● Goal: Repeat all the material exactly; pictures stay out of your copy.
^^^^
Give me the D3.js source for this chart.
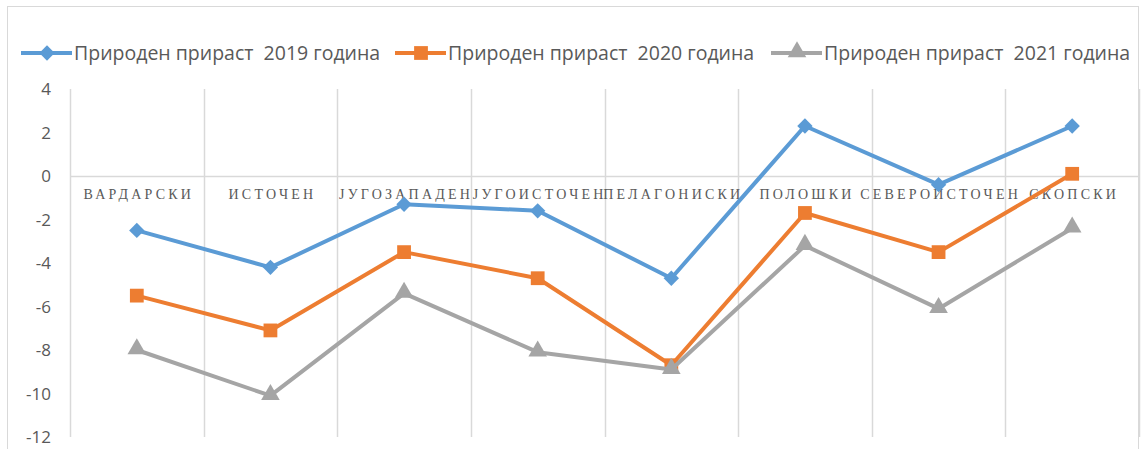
<!DOCTYPE html>
<html>
<head>
<meta charset="utf-8">
<script src="https://cdn.jsdelivr.net/npm/d3@7"></script>
<style>
  body { margin: 0; background: #fff; }
  svg { display: block; }
  text { white-space: pre; }
</style>
</head>
<body>
<svg id="chart" width="1142" height="449"></svg>
<script>
// regions and natural increase per 1000
const regions = ["ВАРДАРСКИ", "ИСТОЧЕН", "ЈУГОЗАПАДЕН", "ЈУГОИСТОЧЕН", "ПЕЛАГОНИСКИ", "ПОЛОШКИ", "СЕВЕРОИСТОЧЕН", "СКОПСКИ"];
const values2019 = [-2.5, -4.2, -1.3, -1.6, -4.7, 2.3, -0.4, 2.3];
const values2020 = [-5.5, -7.1, -3.5, -4.7, -8.7, -1.7, -3.5, 0.1];
const values2021 = [-8.0, -10.1, -5.4, -8.1, -8.9, -3.2, -6.1, -2.4];
const seriesNames = ["Природен прираст  2019 година", "Природен прираст  2020 година", "Природен прираст  2021 година"];
const yTicks = [4, 2, 0, -2, -4, -6, -8, -10, -12];

const colors = ["#5B9BD5", "#ED7D31", "#A5A5A5"];
const symbols = [d3.symbolDiamond2, d3.symbolSquare, d3.symbolTriangle];
const symSize = [150, 190, 150];

const svg = d3.select("#chart");

// outer chart frame
svg.append("rect")
    .attr("x", 7.5).attr("y", 6.5)
    .attr("width", 1131).attr("height", 460)
    .attr("fill", "none")
    .attr("stroke", "#d9d9d9");

const x = d3.scaleBand()
    .domain(regions)
    .range([70, 1139]);

const y = d3.scaleLinear()
    .domain([-12, 4])
    .range([437, 89]);

// vertical gridlines between categories
const gridX = regions.map(r => x(r)).concat([x.range()[1]]);
svg.append("g")
    .selectAll("line")
    .data(gridX)
    .enter()
    .append("line")
    .attr("x1", d => Math.round(d) + 0.5)
    .attr("x2", d => Math.round(d) + 0.5)
    .attr("y1", y(4))
    .attr("y2", y(-12))
    .attr("stroke", "#d9d9d9")
    .attr("stroke-width", 1.5);

// category axis at zero
svg.append("line")
    .attr("x1", x.range()[0]).attr("x2", x.range()[1])
    .attr("y1", Math.round(y(0)) + 0.5).attr("y2", Math.round(y(0)) + 0.5)
    .attr("stroke", "#d9d9d9")
    .attr("stroke-width", 1.5);

// y tick labels
svg.append("g")
    .selectAll("text")
    .data(yTicks)
    .enter()
    .append("text")
    .attr("x", 51)
    .attr("y", d => y(d) + 6)
    .attr("text-anchor", "end")
    .attr("font-family", "'Open Sans', sans-serif")
    .attr("font-size", 17)
    .attr("fill", "#595959")
    .text(d => d);

// category labels just under the zero line
svg.append("g")
    .selectAll("text")
    .data(regions)
    .enter()
    .append("text")
    .attr("x", d => x(d) + x.bandwidth() / 2 + 2)
    .attr("y", y(0) + 23)
    .attr("text-anchor", "middle")
    .attr("font-family", "'Liberation Serif', serif")
    .attr("font-size", 14)
    .attr("letter-spacing", 3.2)
    .attr("fill", "#595959")
    .text(d => d);

const allSeries = [values2019, values2020, values2021];
const cx = (d, i) => x(regions[i]) + x.bandwidth() / 2;

const line = d3.line()
    .x(cx)
    .y(d => y(d));

allSeries.forEach((vals, s) => {
    svg.append("path")
        .datum(vals)
        .attr("d", line)
        .attr("fill", "none")
        .attr("stroke", colors[s])
        .attr("stroke-width", 4)
        .attr("stroke-linejoin", "round");

    svg.append("g")
        .selectAll("path")
        .data(vals)
        .enter()
        .append("path")
        .attr("transform", (d, i) => `translate(${cx(d, i)},${y(d) + (s == 2 ? -1 : 0)})`)
        .attr("d", d3.symbol().type(symbols[s]).size(symSize[s]))
        .attr("fill", colors[s]);
});

// legend
const legendX = [21, 395, 771];
const legend = svg.append("g");
seriesNames.forEach((name, s) => {
    const lx = legendX[s];
    legend.append("line")
        .attr("x1", lx).attr("x2", lx + 51)
        .attr("y1", 53).attr("y2", 53)
        .attr("stroke", colors[s])
        .attr("stroke-width", 4);
    legend.append("path")
        .attr("transform", `translate(${lx + 26},${s == 2 ? 52 : 53})`)
        .attr("d", d3.symbol().type(symbols[s]).size(symSize[s]))
        .attr("fill", colors[s]);
    legend.append("text")
        .attr("x", lx + 53)
        .attr("y", 60)
        .attr("font-family", "'Open Sans', sans-serif")
        .attr("font-size", 19.5)
        .attr("fill", "#595959")
        .text(name);
});
</script>
</body>
</html>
^^^^
● Result of the task:
Give me the D3.js source for this chart.
<!DOCTYPE html>
<html>
<head>
<meta charset="utf-8">
<script src="https://cdn.jsdelivr.net/npm/d3@7"></script>
<style>
  body { margin: 0; background: #fff; }
  svg { display: block; }
  text { white-space: pre; }
</style>
</head>
<body>
<svg id="chart" width="1142" height="449"></svg>
<script>
// regions and natural increase per 1000
const regions = ["ВАРДАРСКИ", "ИСТОЧЕН", "ЈУГОЗАПАДЕН", "ЈУГОИСТОЧЕН", "ПЕЛАГОНИСКИ", "ПОЛОШКИ", "СЕВЕРОИСТОЧЕН", "СКОПСКИ"];
const values2019 = [-2.5, -4.2, -1.3, -1.6, -4.7, 2.3, -0.4, 2.3];
const values2020 = [-5.5, -7.1, -3.5, -4.7, -8.7, -1.7, -3.5, 0.1];
const values2021 = [-8.0, -10.1, -5.4, -8.1, -8.9, -3.2, -6.1, -2.4];
const seriesNames = ["Природен прираст  2019 година", "Природен прираст  2020 година", "Природен прираст  2021 година"];
const yTicks = [4, 2, 0, -2, -4, -6, -8, -10, -12];

const colors = ["#5B9BD5", "#ED7D31", "#A5A5A5"];
const symbols = [d3.symbolDiamond2, d3.symbolSquare, d3.symbolTriangle];
const symSize = [150, 190, 150];

const svg = d3.select("#chart");

// outer chart frame
svg.append("rect")
    .attr("x", 7.5).attr("y", 6.5)
    .attr("width", 1131).attr("height", 460)
    .attr("fill", "none")
    .attr("stroke", "#d9d9d9");

const x = d3.scaleBand()
    .domain(regions)
    .range([70, 1139]);

const y = d3.scaleLinear()
    .domain([-12, 4])
    .range([437, 89]);

// vertical gridlines between categories
const gridX = regions.map(r => x(r)).concat([x.range()[1]]);
svg.append("g")
    .selectAll("line")
    .data(gridX)
    .enter()
    .append("line")
    .attr("x1", d => Math.round(d) + 0.5)
    .attr("x2", d => Math.round(d) + 0.5)
    .attr("y1", y(4))
    .attr("y2", y(-12))
    .attr("stroke", "#d9d9d9")
    .attr("stroke-width", 1.5);

// category axis at zero
svg.append("line")
    .attr("x1", x.range()[0]).attr("x2", x.range()[1])
    .attr("y1", Math.round(y(0)) + 0.5).attr("y2", Math.round(y(0)) + 0.5)
    .attr("stroke", "#d9d9d9")
    .attr("stroke-width", 1.5);

// y tick labels
svg.append("g")
    .selectAll("text")
    .data(yTicks)
    .enter()
    .append("text")
    .attr("x", 51)
    .attr("y", d => y(d) + 6)
    .attr("text-anchor", "end")
    .attr("font-family", "'Open Sans', sans-serif")
    .attr("font-size", 17)
    .attr("fill", "#595959")
    .text(d => d);

// category labels just under the zero line
svg.append("g")
    .selectAll("text")
    .data(regions)
    .enter()
    .append("text")
    .attr("x", d => x(d) + x.bandwidth() / 2 + 2)
    .attr("y", y(0) + 23)
    .attr("text-anchor", "middle")
    .attr("font-family", "'Liberation Serif', serif")
    .attr("font-size", 14)
    .attr("letter-spacing", 3.2)
    .attr("fill", "#595959")
    .text(d => d);

const allSeries = [values2019, values2020, values2021];
const cx = (d, i) => x(regions[i]) + x.bandwidth() / 2;

const line = d3.line()
    .x(cx)
    .y(d => y(d));

allSeries.forEach((vals, s) => {
    svg.append("path")
        .datum(vals)
        .attr("d", line)
        .attr("fill", "none")
        .attr("stroke", colors[s])
        .attr("stroke-width", 4)
        .attr("stroke-linejoin", "round");

    svg.append("g")
        .selectAll("path")
        .data(vals)
        .enter()
        .append("path")
        .attr("transform", (d, i) => `translate(${cx(d, i)},${y(d) + (s == 2 ? -1 : 0)})`)
        .attr("d", d3.symbol().type(symbols[s]).size(symSize[s]))
        .attr("fill", colors[s]);
});

// legend
const legendX = [21, 395, 771];
const legend = svg.append("g");
seriesNames.forEach((name, s) => {
    const lx = legendX[s];
    legend.append("line")
        .attr("x1", lx).attr("x2", lx + 51)
        .attr("y1", 53).attr("y2", 53)
        .attr("stroke", colors[s])
        .attr("stroke-width", 4);
    legend.append("path")
        .attr("transform", `translate(${lx + 26},${s == 2 ? 52 : 53})`)
        .attr("d", d3.symbol().type(symbols[s]).size(symSize[s]))
        .attr("fill", colors[s]);
    legend.append("text")
        .attr("x", lx + 53)
        .attr("y", 60)
        .attr("font-family", "'Open Sans', sans-serif")
        .attr("font-size", 19.5)
        .attr("fill", "#595959")
        .text(name);
});
</script>
</body>
</html>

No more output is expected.